By Michael Katz
Of all the reasons to record a live album, “Because we can” might not seem the most compelling until you consider the opportunity that manifested itself Tuesday night at Vitello’s, and then you would ask, “How could you not?” Start out with lifelong friends all gathered in town, add some of the top production people in the business willing to pitch in and top it off with the beautiful Steinway piano and ambiance of the upstairs room at Vitello’s. Not surprisingly, the result was a delicious stew of new tunes and original takes on the Miles Davis/Wayne Shorter oeuvre that has so influenced post-bop jazz.
Pianist Michael Wolff, trumpeter Mark Isham and drummer Mike Clark all had their roots in the Bay Area jazz scene of the late sixties.

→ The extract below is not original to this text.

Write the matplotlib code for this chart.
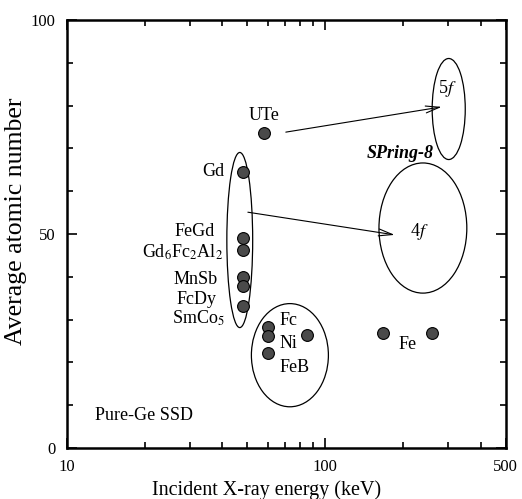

Their friendship has held up while their careers explored practically all of jazz’s tributaries. Wolff’s journey, perhaps the best chronicled, has included early gigs with Cal Tjader and Cannonball Adderly, his stint as music director for Nancy Wilson, his most famous role as the bandleader for Arsenio Hall and many recording dates as a combo leader.
The Nancy Wilson assignment teamed him with bassist John B. Williams, and the two have been friends and collaborators ever since. Isham has carved out a career as a first call film score composer and trumpeter in LA, whose lush tones can be heard memorably on A River Runs Through It, Nell, Crash and countless others. Mike Clark, operating mostly out of the New York jazz scene, has carved a niche in jazz funk, laying down the rhythms for Herbie Hancock’s Headhunters band while performing with everyone from Tony Bennett to Wayne Shorter.
On the production side is another Bay Area native Nic.Ten Broek, a lifelong friend and frequent producer for Wolff. A busy composer and arranger in his own right, Ten Broek pulled the date together, adding veteran sound mixer and engineer Dan Wallin, whose TV and film credits over forty years include Alias, The Incredibles, Ratatouille and Up.
Having heard Michael Wolff many times with trio or quartet with saxophones, the presence of Mark Isham is a new and distinctive sound. In many ways, Isham is a perfect player to explore the Davis/Shorter inspired material. His tone, whether on trumpet or flugelhorn, is simply gorgeous – he can introduce a theme with a feel that is reminiscent of Charles Lloyd on the tenor. This was particularly true on Shorter’s “Fall,” and Wolff’s original ballad “Conversation” in the second set. But the real delight is in hearing Isham stretch out, as he did on long melodic runs such as the middle portion of “Fall,” or on Clark’s original “Loft Funk,” where he really cut loose.
One of Mike Wolff’s strengths is his ability to deconstruct familiar tunes, then piece them back together in collaboration with his band, especially John B. Williams, who can anticipate his every move. It’s no surprise that his style dovetails perfectly with the Shorter compositions, which invite the counter rhythms and harmonic meanderings that Wolff adds. You hear it in his own compositions such as “Lagniappe,” which opened the first set, establishing a simple theme which was picked up by Isham, then embellished by Wolff in a subtle call and response. Shorter’s “Pinocchio,” which closed the first set, was a similar example, with Wolf and Isham establishing the familiar line, then taking turns dancing around the melody, Clark and Williams driving the rhythm home.
The most visible effect of the sound engineering was the portable partition surrounding drummer Clark, put up for recording clarity. As an observer it has an odd effect on your musical consumption – you miss the visual cues, not to mention the acrobatics that are part of a live presentation, especially with an energetic performer like Clark. It’s an interesting phenomenon, especially given the opportunity between sets to here the recorded music through headphones, a purely aural experience.
A near capacity crowd filled Vitello’s for the first of the two-night recording session, and you can’t blame the folks on a Tuesday evening who only stayed for one set. But the group really took off after the break, starting with two Wolff originals, “Falling Down” and the aforementioned “Conversation.” What followed will pose a dilemma for Wolff and Ten Broek, trying to figure how to get this down to one CD. There was Shorter’s “Nefertiti,” introduced with dark, mysterious undertones on the Steinway, augmented by Williams’ sympathetic bass, followed by Isham’s explorations on the trumpet, Clark’s rhythms percolating from behind the screen. Then there was Joe Zawinul’s “In A Silent Way,” again with a haunting Wolff intro, Isham moving from trumpet to flugelhorn, the theme rumbling underneath while Clark and Williams kept an insistent flow, giving the number an organic feel, a creative pulse reined in just enough to maintain the tension.
There was another Wolff original, “Portraiture,” and then a closing, counter rhythmic treatment of “St. Thomas,” allowing all four players to end the evening in a delightfully funky Caribbean romp. Afterwards, producer Nic. Ten Broek told me they will try and put it all together in a week or two. They will have their work cut out for them; the result should be a prize for listeners.